Все несколько сот метров, что отделяли мой дом от ворот в дачный поселок, мы хранили гробовое молчание. Но видно было, что дается оно Науму ценой немалых усилий.
Я же, напротив, расслабился — и смотрел, как горящие фары автомобиля выхватывают из темноты бани и туалеты, сараи и хозблоки. Поражаясь, как может ночь, размывая четкие очертания, наполнять такой значимостью и таинственностью столь банальные строения.
— Так что с тобой произошло? Выкладывай, Засолов, ради чего я сюда тащился, невзирая на поздний час? — спросил Наум, едва мы поднялись на мою веранду.
Предложив жестом следовать за собой, я провел его в комнату, где находилось два мертвых тела. От их вида Наум покачнулся и икнул.
— Боже мой, какой ужас! Третьяковская галерея. Васнецов «Утро Куликовской битвы», — пробормотал он. — Кто это?
— Супруги Штукка. Ты с ними не знаком, но я тебе много о них рассказывал.
— Как же, помню. Господи, что за несчастье!
— Вот именно, — согласился я.
Наум, с тяжелым вздохом, присел на корточки подле Артура и, отдернув простыню, пощупал пульс на его шее и приоткрыл веко. Затем потыкал зачем-то пальцем ему в грудь. Похожую процедуру он проделал и с Дианой.
— С твоими друзьями, Валентин, все кончено. Супруги Штукка приказали долго жить, — авторитетно заявил Наум. На авторитетность тона он имел законное право — его папа некогда был известным московским врачом-гинекологом.
— Я того же мнения.
— Хотя я и недоучился в медицинском институте, но, по-моему, у мадам Штукка существовали некоторые проблемы в области гинекологии. Однако проблемы — не страшные. Они были вполне излечимые, — заметил он.
— Как ты это определил?
— Есть некоторые профессиональные секреты. Впрочем, в данной ситуации все это уже не актуально. Как говорится, поздно пить «Боржоми».
— Более чем, — подтвердил я. — Но эти проблемы Дианы могли каким-то образом повлиять на ее поведение?

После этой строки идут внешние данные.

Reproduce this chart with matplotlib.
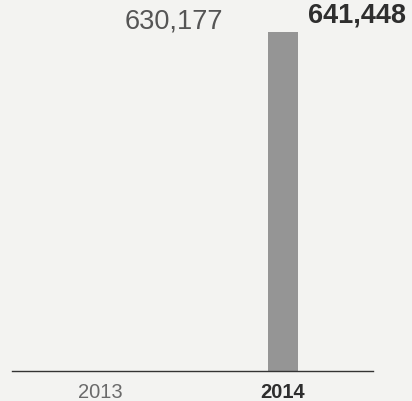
import numpy as np
import matplotlib.pyplot as plt

# data
years = ['2013', '2014']
values = [630177, 641448]
bar_colors = ['#f3f3f1', '#959595']
label_weights = ['light', 'bold']
label_colors = ['#555555', '#2e2e2e']
year_colors = ['#6a6a6a', '#2e2e2e']

bg = '#f3f3f1'

fig = plt.figure(figsize=(4.12, 4.02), dpi=100, facecolor=bg)
ax = fig.add_axes([12 / 412, 30 / 402, 361 / 412, 372 / 402])
ax.set_facecolor(bg)

x = np.arange(len(years))
ax.bar(x, values, width=30 / 183, color=bar_colors, zorder=2)

ax.set_xlim(-88 / 183, 273 / 183)
ax.set_ylim(0, max(values) * 372 / 339)

for spine in ['top', 'left', 'right']:
    ax.spines[spine].set_visible(False)
ax.spines['bottom'].set_color('#333333')
ax.spines['bottom'].set_linewidth(1.0)
ax.set_xticks([])
ax.set_yticks([])

# value labels to the right of each bar top
for i, v in enumerate(values):
    ax.annotate(f'{v:,}', xy=(x[i] + 15 / 183, v), xytext=(7, 3.5),
                textcoords='offset points', ha='left', va='bottom',
                fontsize=19.5, family='Liberation Sans',
                fontweight='bold' if label_weights[i] == 'bold' else 'normal',
                color=label_colors[i])

# year labels under the axis
for i, yr in enumerate(years):
    ax.annotate(yr, xy=(x[i], 0), xytext=(0, -15), textcoords='offset points',
                ha='center', va='center', fontsize=14.5,
                family='Liberation Sans',
                fontweight='bold' if label_weights[i] == 'bold' else 'normal',
                color=year_colors[i], annotation_clip=False)

fig.savefig('out.png', dpi=100, facecolor=bg)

— Еще бы, разумеется. Весь род человеческий во многом зависит от проблем женской гинекологии, — процитировал, безусловно, Наум любимое папино изречение. — Извините, Ирина, за откровенность.
— Ничего, все правильно, — кивнула она. — Но я лучше оставлю вас одних. Пойду на веранду.
— Валентин, как это все случилось? И почему они оказались в твоем доме? — провожая Ирину взглядом, спросил он.
— Артур и Диана приехали ко мне отдохнуть. Хотели с приятностью провести время. Проводили-отдыхали, ну и учинили потом грандиозный скандал с мордобоем.
— Случается. Излишний отдых бывает людям вреден. Провоцирует на различные преступления. Но ты, конечно, тут совершенно не причем?
— К сожалению, не совсем так.
— А как?
— Я косвенно к этому причастен.
— Да, положение у тебя щекотливое. Весьма, — поморщившись, проговорил Наум. — Кто в курсе этих ваших событий?
— Мы с тобой и Ирина.
— Получается, что уже многие. Плохо. Но думаю, ты позвал меня не ради того, чтобы я полюбовался на твоих покойных друзей. Верно? Что конкретно тебе от меня нужно?
— В принципе, ничего такого обременительного — обычного товарищеского разговора, — сказал я. — И отнюдь не на медицинские темы.